In his takedown of Ford at a Mississippi campaign rally the night before, Trump seemed to suggest that the psychologist had not been forthcoming about how much she had to drink on the night she alleges Kavanaugh sexually assaulted her in an attempted rape.
"I don't know. I don't know. I don't know. I don't know," the president said in a mocking tone to a rowdy uproar from the crowd. "What neighborhood was it in? I don't know. Where's the house? I don't know. Upstairs? Downstairs? Where was it? I don't know, but I had one beer. That's the only thing I remember."

Following Pirro's unsubstantiated claim, "The Five" co-host Juan Williams, the lone liberal on the panel who was dismissed as a "snowflake" as he defended Ford, interrupted Pirro to ask if she was, in fact, speaking on behalf of every woman in America.

"No, what I'm telling you is – for you to say, because Donald Trump is pointing out inconsistencies in her own testimony that he is suggesting to other women who have been victimized that – 'Hey, look.
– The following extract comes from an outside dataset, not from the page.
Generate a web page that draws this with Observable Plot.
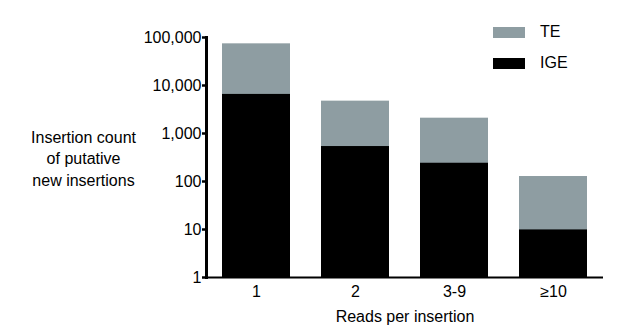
<!DOCTYPE html>
<html>
<head>
<meta charset="utf-8">
<script src="https://cdn.jsdelivr.net/npm/d3@7"></script>
<script src="https://cdn.jsdelivr.net/npm/@observablehq/plot@0.6"></script>
<style>
  body { margin: 0; background: #fff; font-family: "Liberation Sans", Arial, sans-serif; }
  #wrap { position: relative; width: 617px; height: 335px; }
  .lg { position: absolute; font-size: 16px; color: #000; }
  .sw { position: absolute; width: 32px; height: 11px; }
</style>
</head>
<body>
<div id="wrap"></div>
<script>
const categories = ["1", "2", "3-9", "≥10"];
const teValues = [73800, 4720, 2085, 127];
const igeValues = [6520, 535, 240, 9.8];
const yTicks = [1, 10, 100, 1000, 10000, 100000];
const seriesNames = ["TE", "IGE"];
const seriesColors = ["#8e9da2", "#000000"];

const data = categories.map((c, i) => ({cat: c, te: teValues[i], ige: igeValues[i]}));

const chart = Plot.plot({
  width: 617,
  height: 335,
  marginLeft: 206,
  marginRight: 14,
  marginTop: 37,
  marginBottom: 58,
  style: {fontFamily: "'Liberation Sans', Arial, sans-serif", fontSize: "16px", background: "#fff"},
  x: {domain: categories, paddingInner: 0.31, paddingOuter: 0.15, label: null},
  y: {type: "log", domain: [1, 100000], label: null},
  marks: [
    Plot.barY(data, {x: "cat", y1: 1, y2: "te", fill: seriesColors[0]}),
    Plot.barY(data, {x: "cat", y1: 1, y2: "ige", fill: seriesColors[1]}),
    Plot.ruleY([1], {stroke: "#000", strokeWidth: 2.2}),
    Plot.frame({anchor: "left", stroke: "#000", strokeWidth: 3}),
    Plot.axisY({ticks: yTicks, tickFormat: d3.format(","), tickSize: 4, tickPadding: 1, strokeWidth: 2.5, fontSize: 16, label: null}),
    Plot.axisX({tickSize: 0, tickPadding: 8, fontSize: 16, label: null}),
    Plot.text(["Insertion count\nof putative\nnew insertions"], {frameAnchor: "left", dx: -123, textAnchor: "middle", lineHeight: 1.35, fontSize: 16, fill: "#000"}),
    Plot.text(["Reads per insertion"], {frameAnchor: "bottom", dy: 33, lineAnchor: "top", textAnchor: "middle", fontSize: 16, fill: "#000"})
  ]
});
const wrap = document.getElementById("wrap");
wrap.appendChild(chart);

const legendY = [27, 58];
seriesNames.forEach((name, i) => {
  const sw = document.createElement("div");
  sw.className = "sw";
  sw.style.left = "493px";
  sw.style.top = legendY[i] + "px";
  sw.style.background = seriesColors[i];
  wrap.appendChild(sw);
  const t = document.createElement("div");
  t.className = "lg";
  t.textContent = name;
  t.style.left = "540px";
  t.style.top = (legendY[i] - 4) + "px";
  wrap.appendChild(t);
});
</script>
</body>
</html>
We're not going to believe you' – is absolutely not the case," Pirro responded.

However, Pirro did not stop there.

As if in a courtroom, she continued to gnaw away at Ford's testimony as she mounted her defense of Trump. According to Pirro, Ford's inability to remember some of the details about an attempted rape that allegedly occurred in the 1980s deemed her not credible.

"The women who have been victimized are asking the same question. Why do I remember when I was raped? Why do I remember who was there? Why do I remember who the first person was I spoke with?" she continued.

But Williams refused to let the president off that easily.

"Here's what I know," he said, "most women who are victimized don't even report it, because they fear this kind of behavior that tells them to shut up."

"What they fear is not the president of the United States and the politics," Pirro replied. "What they fear is the abuser."

"How about a sham investigation," Williams asked, referencing the FBI probe of Kavanaugh ordered by the White House, "in which we don't interview the abuser?" (Neither Ford or Kavanaugh were interviewed by the FBI in its probe to verify her claims.)

On "Fox & Friends the next morning, Pirro called "everything" about Dr. Ford's testimony to the Senate Judiciary Committee last week.

"This fear of flying, that was a fraud. This whole idea of needing two doors, that was a fraud. Everything!"

Unlike Pirro, many of Trump's biggest fans in conservative media conceded Wednesday that he "chose to blow it" by breaking his apparent tactic of "laying low" to make fun of alleged sexual misconduct victim Dr. Christine Blasey Ford, as he challenged his supporters to "think of your son, think of your husband."

“The tactic of the president laying low has been lauded by all sides,” said "Fox & Friends" co-host Brian Kilmeade. His comments marked an unusual break from the unfettered praise Trump is used to receiving from the hosts of his self-proclaimed "favorite" morning show.

Kilmeade's former Fox News colleague Bill O'Reilly, himself the subject of multiple sexual misconduct claims, echoed those sentiments. "Although many people do not believe Christine Ford’s allegations against Brett Kavanaugh, it would be wise for the president and other elected officials to avoid comment on her testimony," he wrote on his website.